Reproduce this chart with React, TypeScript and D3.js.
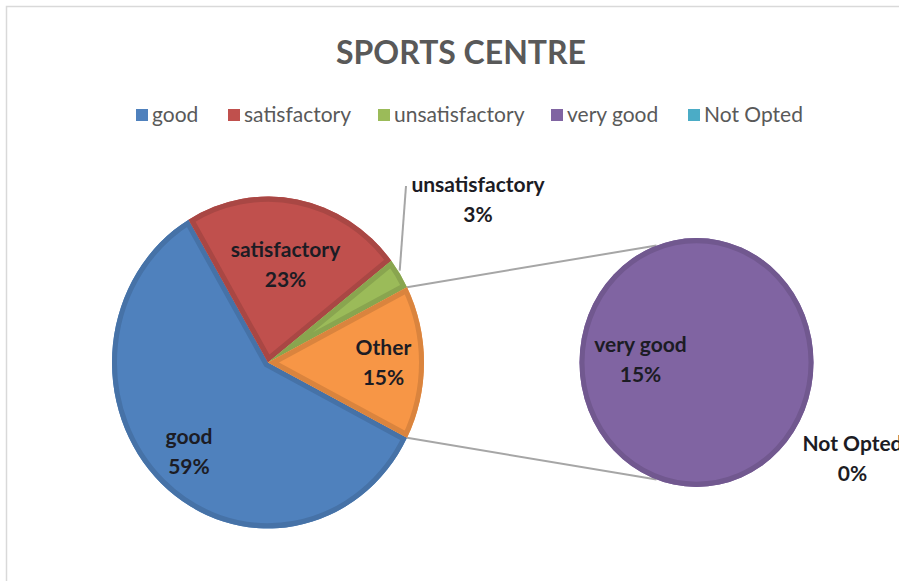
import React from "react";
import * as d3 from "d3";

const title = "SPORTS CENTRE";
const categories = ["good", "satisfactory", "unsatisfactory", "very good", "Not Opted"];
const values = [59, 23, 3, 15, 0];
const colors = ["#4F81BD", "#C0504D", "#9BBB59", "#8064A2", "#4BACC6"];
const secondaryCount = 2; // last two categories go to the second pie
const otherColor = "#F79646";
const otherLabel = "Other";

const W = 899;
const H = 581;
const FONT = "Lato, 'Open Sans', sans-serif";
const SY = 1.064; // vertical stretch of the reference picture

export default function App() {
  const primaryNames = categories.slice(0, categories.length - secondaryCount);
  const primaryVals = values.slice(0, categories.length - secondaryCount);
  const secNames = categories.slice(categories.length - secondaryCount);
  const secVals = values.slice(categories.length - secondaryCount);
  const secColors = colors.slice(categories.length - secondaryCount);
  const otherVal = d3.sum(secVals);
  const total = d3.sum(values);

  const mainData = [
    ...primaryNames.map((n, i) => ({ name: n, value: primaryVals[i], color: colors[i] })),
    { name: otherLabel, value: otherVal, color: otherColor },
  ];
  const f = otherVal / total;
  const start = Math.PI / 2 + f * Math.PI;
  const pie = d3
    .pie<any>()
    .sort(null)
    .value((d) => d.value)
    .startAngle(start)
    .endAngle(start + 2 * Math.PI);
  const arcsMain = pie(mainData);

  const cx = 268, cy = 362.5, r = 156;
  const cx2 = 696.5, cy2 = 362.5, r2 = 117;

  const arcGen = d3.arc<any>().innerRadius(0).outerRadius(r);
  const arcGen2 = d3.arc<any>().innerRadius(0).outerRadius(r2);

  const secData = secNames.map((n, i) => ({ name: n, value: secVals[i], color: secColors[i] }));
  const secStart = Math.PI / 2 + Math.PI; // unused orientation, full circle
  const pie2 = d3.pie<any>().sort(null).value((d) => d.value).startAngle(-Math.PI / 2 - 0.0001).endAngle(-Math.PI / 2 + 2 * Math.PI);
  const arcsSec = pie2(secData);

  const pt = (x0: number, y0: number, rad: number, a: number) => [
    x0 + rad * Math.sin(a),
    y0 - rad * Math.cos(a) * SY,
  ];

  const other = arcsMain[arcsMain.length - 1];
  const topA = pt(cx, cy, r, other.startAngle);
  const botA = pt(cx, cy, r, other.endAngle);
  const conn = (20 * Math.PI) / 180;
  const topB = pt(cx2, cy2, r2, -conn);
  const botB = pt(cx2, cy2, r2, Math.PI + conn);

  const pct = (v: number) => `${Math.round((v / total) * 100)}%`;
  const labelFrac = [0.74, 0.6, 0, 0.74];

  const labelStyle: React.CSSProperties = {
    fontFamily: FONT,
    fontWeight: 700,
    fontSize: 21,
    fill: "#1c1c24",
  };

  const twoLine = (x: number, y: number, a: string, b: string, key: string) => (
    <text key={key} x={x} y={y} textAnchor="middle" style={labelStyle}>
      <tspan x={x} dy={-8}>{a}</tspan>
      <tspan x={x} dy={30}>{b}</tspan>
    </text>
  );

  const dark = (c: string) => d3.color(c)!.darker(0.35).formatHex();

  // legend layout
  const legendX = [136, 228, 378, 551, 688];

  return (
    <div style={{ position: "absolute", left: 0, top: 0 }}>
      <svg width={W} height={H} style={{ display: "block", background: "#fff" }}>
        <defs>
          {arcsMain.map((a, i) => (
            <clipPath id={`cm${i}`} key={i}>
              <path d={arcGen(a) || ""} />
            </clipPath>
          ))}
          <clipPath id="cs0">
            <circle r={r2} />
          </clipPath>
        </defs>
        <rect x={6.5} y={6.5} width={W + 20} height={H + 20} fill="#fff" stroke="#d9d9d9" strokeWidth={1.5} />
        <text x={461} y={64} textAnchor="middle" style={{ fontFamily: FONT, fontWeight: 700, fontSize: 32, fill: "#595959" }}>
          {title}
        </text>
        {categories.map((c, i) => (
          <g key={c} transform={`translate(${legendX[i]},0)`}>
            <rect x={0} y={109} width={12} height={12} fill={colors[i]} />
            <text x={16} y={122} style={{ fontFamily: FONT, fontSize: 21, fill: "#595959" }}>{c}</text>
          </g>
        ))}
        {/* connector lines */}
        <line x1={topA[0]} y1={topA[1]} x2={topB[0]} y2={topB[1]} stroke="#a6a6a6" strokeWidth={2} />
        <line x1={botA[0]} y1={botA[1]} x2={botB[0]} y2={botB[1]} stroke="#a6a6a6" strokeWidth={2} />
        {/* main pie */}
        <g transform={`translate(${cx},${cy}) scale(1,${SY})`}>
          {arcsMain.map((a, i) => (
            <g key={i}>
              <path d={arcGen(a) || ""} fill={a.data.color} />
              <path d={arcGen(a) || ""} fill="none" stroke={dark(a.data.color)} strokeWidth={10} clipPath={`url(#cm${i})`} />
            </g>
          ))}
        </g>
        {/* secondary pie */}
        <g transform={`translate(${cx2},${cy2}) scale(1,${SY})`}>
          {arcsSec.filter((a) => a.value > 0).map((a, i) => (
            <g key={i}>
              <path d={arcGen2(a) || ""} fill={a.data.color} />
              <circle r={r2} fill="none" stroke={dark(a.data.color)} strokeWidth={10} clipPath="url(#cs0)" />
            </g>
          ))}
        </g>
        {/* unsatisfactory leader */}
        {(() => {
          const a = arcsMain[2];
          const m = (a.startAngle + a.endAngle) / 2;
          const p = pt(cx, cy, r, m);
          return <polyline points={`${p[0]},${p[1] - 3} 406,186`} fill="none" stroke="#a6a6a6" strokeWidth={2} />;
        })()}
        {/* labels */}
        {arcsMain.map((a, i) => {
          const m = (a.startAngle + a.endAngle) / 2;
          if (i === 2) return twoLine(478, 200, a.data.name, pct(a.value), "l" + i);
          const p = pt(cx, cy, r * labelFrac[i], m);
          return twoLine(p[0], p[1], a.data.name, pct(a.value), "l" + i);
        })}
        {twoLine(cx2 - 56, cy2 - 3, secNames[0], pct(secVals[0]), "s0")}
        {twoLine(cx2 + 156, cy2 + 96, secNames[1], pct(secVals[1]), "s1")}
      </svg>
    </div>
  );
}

##############################

DIRECTIVE >> Starting at the top of the listing above, reproduce each line up to and including the one with "const total = d3.sum(values);"; omit the pictures.

OUTPUT OF THE EXERCISE >>
Reproduce this chart with React, TypeScript and D3.js.
import React from "react";
import * as d3 from "d3";

const title = "SPORTS CENTRE";
const categories = ["good", "satisfactory", "unsatisfactory", "very good", "Not Opted"];
const values = [59, 23, 3, 15, 0];
const colors = ["#4F81BD", "#C0504D", "#9BBB59", "#8064A2", "#4BACC6"];
const secondaryCount = 2; // last two categories go to the second pie
const otherColor = "#F79646";
const otherLabel = "Other";

const W = 899;
const H = 581;
const FONT = "Lato, 'Open Sans', sans-serif";
const SY = 1.064; // vertical stretch of the reference picture

export default function App() {
  const primaryNames = categories.slice(0, categories.length - secondaryCount);
  const primaryVals = values.slice(0, categories.length - secondaryCount);
  const secNames = categories.slice(categories.length - secondaryCount);
  const secVals = values.slice(categories.length - secondaryCount);
  const secColors = colors.slice(categories.length - secondaryCount);
  const otherVal = d3.sum(secVals);
  const total = d3.sum(values);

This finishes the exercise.